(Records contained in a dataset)

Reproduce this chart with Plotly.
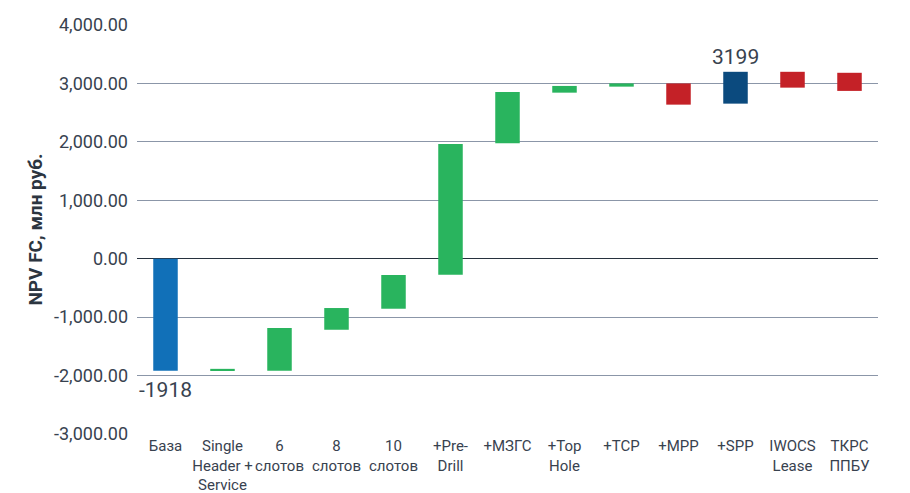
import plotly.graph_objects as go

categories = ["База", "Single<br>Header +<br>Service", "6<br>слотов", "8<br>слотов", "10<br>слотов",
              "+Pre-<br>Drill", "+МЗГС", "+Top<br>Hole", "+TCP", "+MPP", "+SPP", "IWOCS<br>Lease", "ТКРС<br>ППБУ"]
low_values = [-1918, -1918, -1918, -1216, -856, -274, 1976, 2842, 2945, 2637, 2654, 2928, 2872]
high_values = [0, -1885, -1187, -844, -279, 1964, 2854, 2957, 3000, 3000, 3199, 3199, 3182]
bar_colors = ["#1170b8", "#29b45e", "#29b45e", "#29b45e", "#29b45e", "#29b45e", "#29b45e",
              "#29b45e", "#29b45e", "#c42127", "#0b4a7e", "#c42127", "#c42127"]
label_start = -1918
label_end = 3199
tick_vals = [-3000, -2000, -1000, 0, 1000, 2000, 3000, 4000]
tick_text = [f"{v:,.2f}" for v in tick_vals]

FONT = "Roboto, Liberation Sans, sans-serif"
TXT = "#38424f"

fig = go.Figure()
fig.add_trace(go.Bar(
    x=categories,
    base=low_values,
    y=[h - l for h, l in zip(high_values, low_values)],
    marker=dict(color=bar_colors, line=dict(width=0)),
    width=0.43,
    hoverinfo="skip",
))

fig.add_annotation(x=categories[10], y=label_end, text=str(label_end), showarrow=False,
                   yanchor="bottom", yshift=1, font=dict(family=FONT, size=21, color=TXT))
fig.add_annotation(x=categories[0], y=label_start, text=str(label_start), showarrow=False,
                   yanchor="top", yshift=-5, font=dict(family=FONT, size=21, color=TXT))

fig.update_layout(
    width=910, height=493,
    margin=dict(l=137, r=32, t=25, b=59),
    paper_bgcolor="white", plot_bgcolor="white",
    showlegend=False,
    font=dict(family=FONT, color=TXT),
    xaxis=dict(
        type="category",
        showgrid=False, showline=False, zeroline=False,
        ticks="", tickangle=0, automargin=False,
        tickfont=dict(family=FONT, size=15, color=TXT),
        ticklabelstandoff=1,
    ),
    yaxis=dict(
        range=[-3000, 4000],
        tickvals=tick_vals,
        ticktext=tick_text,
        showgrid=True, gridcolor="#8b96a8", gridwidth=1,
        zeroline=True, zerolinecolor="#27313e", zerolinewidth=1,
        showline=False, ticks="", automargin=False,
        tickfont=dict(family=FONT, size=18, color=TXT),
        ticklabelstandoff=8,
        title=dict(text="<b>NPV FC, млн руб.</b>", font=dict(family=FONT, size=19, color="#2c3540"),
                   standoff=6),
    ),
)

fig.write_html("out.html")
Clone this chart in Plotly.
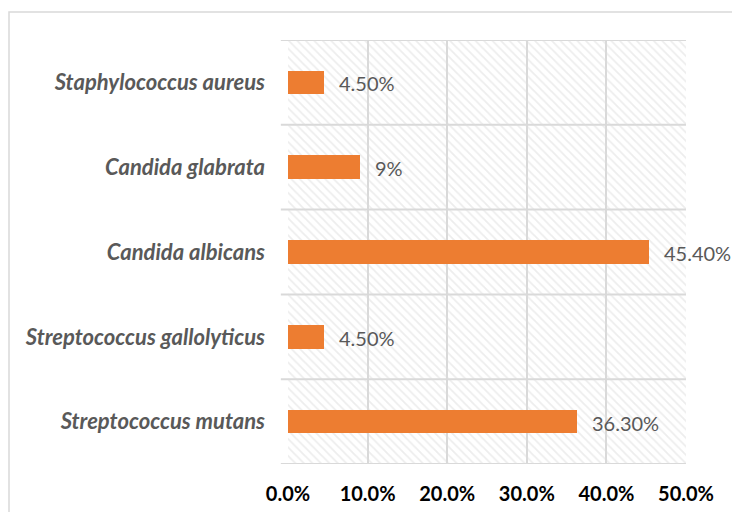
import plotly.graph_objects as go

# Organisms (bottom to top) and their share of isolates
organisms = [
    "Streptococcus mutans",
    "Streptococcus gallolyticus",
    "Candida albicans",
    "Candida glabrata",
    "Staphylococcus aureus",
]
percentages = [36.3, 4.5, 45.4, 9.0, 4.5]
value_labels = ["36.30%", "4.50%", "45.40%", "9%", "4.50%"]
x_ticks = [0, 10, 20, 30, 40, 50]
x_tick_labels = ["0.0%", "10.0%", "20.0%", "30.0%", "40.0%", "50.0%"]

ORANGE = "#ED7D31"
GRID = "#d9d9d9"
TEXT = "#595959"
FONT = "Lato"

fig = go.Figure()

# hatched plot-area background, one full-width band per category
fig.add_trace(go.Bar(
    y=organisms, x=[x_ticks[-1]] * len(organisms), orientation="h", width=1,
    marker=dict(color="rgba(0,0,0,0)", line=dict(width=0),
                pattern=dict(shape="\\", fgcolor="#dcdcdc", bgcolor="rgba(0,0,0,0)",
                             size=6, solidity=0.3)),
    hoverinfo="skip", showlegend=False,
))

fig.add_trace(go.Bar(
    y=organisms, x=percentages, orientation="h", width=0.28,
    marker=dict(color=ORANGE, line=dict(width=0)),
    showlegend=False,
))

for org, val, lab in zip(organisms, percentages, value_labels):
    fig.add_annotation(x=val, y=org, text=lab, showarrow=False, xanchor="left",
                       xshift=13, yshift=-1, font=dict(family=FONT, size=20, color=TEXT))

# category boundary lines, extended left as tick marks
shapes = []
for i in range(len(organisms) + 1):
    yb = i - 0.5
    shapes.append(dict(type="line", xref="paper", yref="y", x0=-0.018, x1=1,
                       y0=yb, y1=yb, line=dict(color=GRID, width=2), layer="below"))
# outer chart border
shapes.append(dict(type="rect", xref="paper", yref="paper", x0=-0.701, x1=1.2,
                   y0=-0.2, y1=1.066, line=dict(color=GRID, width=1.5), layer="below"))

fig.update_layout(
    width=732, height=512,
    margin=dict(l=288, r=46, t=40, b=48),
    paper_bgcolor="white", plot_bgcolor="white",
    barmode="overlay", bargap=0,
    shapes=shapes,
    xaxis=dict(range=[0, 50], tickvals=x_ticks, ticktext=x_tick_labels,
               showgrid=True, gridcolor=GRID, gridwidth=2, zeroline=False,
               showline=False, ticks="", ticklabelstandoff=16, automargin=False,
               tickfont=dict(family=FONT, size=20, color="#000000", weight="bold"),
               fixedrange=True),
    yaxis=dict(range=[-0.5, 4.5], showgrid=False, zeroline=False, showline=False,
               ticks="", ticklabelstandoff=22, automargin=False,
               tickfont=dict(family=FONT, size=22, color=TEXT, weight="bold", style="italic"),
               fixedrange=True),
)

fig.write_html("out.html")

# [WHAT IS NEEDED]
Copy each line in full and exactly, omitting any picture.

# [WORKED ANSWER]
Reproduce this chart with Plotly.
import plotly.graph_objects as go

categories = ["База", "Single<br>Header +<br>Service", "6<br>слотов", "8<br>слотов", "10<br>слотов",
              "+Pre-<br>Drill", "+МЗГС", "+Top<br>Hole", "+TCP", "+MPP", "+SPP", "IWOCS<br>Lease", "ТКРС<br>ППБУ"]
low_values = [-1918, -1918, -1918, -1216, -856, -274, 1976, 2842, 2945, 2637, 2654, 2928, 2872]
high_values = [0, -1885, -1187, -844, -279, 1964, 2854, 2957, 3000, 3000, 3199, 3199, 3182]
bar_colors = ["#1170b8", "#29b45e", "#29b45e", "#29b45e", "#29b45e", "#29b45e", "#29b45e",
              "#29b45e", "#29b45e", "#c42127", "#0b4a7e", "#c42127", "#c42127"]
label_start = -1918
label_end = 3199
tick_vals = [-3000, -2000, -1000, 0, 1000, 2000, 3000, 4000]
tick_text = [f"{v:,.2f}" for v in tick_vals]

FONT = "Roboto, Liberation Sans, sans-serif"
TXT = "#38424f"

fig = go.Figure()
fig.add_trace(go.Bar(
    x=categories,
    base=low_values,
    y=[h - l for h, l in zip(high_values, low_values)],
    marker=dict(color=bar_colors, line=dict(width=0)),
    width=0.43,
    hoverinfo="skip",
))

fig.add_annotation(x=categories[10], y=label_end, text=str(label_end), showarrow=False,
                   yanchor="bottom", yshift=1, font=dict(family=FONT, size=21, color=TXT))
fig.add_annotation(x=categories[0], y=label_start, text=str(label_start), showarrow=False,
                   yanchor="top", yshift=-5, font=dict(family=FONT, size=21, color=TXT))

fig.update_layout(
    width=910, height=493,
    margin=dict(l=137, r=32, t=25, b=59),
    paper_bgcolor="white", plot_bgcolor="white",
    showlegend=False,
    font=dict(family=FONT, color=TXT),
    xaxis=dict(
        type="category",
        showgrid=False, showline=False, zeroline=False,
        ticks="", tickangle=0, automargin=False,
        tickfont=dict(family=FONT, size=15, color=TXT),
        ticklabelstandoff=1,
    ),
    yaxis=dict(
        range=[-3000, 4000],
        tickvals=tick_vals,
        ticktext=tick_text,
        showgrid=True, gridcolor="#8b96a8", gridwidth=1,
        zeroline=True, zerolinecolor="#27313e", zerolinewidth=1,
        showline=False, ticks="", automargin=False,
        tickfont=dict(family=FONT, size=18, color=TXT),
        ticklabelstandoff=8,
        title=dict(text="<b>NPV FC, млн руб.</b>", font=dict(family=FONT, size=19, color="#2c3540"),
                   standoff=6),
    ),
)

fig.write_html("out.html")
Clone this chart in Plotly.
import plotly.graph_objects as go

# Organisms (bottom to top) and their share of isolates
organisms = [
    "Streptococcus mutans",
    "Streptococcus gallolyticus",
    "Candida albicans",
    "Candida glabrata",
    "Staphylococcus aureus",
]
percentages = [36.3, 4.5, 45.4, 9.0, 4.5]
value_labels = ["36.30%", "4.50%", "45.40%", "9%", "4.50%"]
x_ticks = [0, 10, 20, 30, 40, 50]
x_tick_labels = ["0.0%", "10.0%", "20.0%", "30.0%", "40.0%", "50.0%"]

ORANGE = "#ED7D31"
GRID = "#d9d9d9"
TEXT = "#595959"
FONT = "Lato"

fig = go.Figure()

# hatched plot-area background, one full-width band per category
fig.add_trace(go.Bar(
    y=organisms, x=[x_ticks[-1]] * len(organisms), orientation="h", width=1,
    marker=dict(color="rgba(0,0,0,0)", line=dict(width=0),
                pattern=dict(shape="\\", fgcolor="#dcdcdc", bgcolor="rgba(0,0,0,0)",
                             size=6, solidity=0.3)),
    hoverinfo="skip", showlegend=False,
))

fig.add_trace(go.Bar(
    y=organisms, x=percentages, orientation="h", width=0.28,
    marker=dict(color=ORANGE, line=dict(width=0)),
    showlegend=False,
))

for org, val, lab in zip(organisms, percentages, value_labels):
    fig.add_annotation(x=val, y=org, text=lab, showarrow=False, xanchor="left",
                       xshift=13, yshift=-1, font=dict(family=FONT, size=20, color=TEXT))

# category boundary lines, extended left as tick marks
shapes = []
for i in range(len(organisms) + 1):
    yb = i - 0.5
    shapes.append(dict(type="line", xref="paper", yref="y", x0=-0.018, x1=1,
                       y0=yb, y1=yb, line=dict(color=GRID, width=2), layer="below"))
# outer chart border
shapes.append(dict(type="rect", xref="paper", yref="paper", x0=-0.701, x1=1.2,
                   y0=-0.2, y1=1.066, line=dict(color=GRID, width=1.5), layer="below"))

fig.update_layout(
    width=732, height=512,
    margin=dict(l=288, r=46, t=40, b=48),
    paper_bgcolor="white", plot_bgcolor="white",
    barmode="overlay", bargap=0,
    shapes=shapes,
    xaxis=dict(range=[0, 50], tickvals=x_ticks, ticktext=x_tick_labels,
               showgrid=True, gridcolor=GRID, gridwidth=2, zeroline=False,
               showline=False, ticks="", ticklabelstandoff=16, automargin=False,
               tickfont=dict(family=FONT, size=20, color="#000000", weight="bold"),
               fixedrange=True),
    yaxis=dict(range=[-0.5, 4.5], showgrid=False, zeroline=False, showline=False,
               ticks="", ticklabelstandoff=22, automargin=False,
               tickfont=dict(family=FONT, size=22, color=TEXT, weight="bold", style="italic"),
               fixedrange=True),
)

fig.write_html("out.html")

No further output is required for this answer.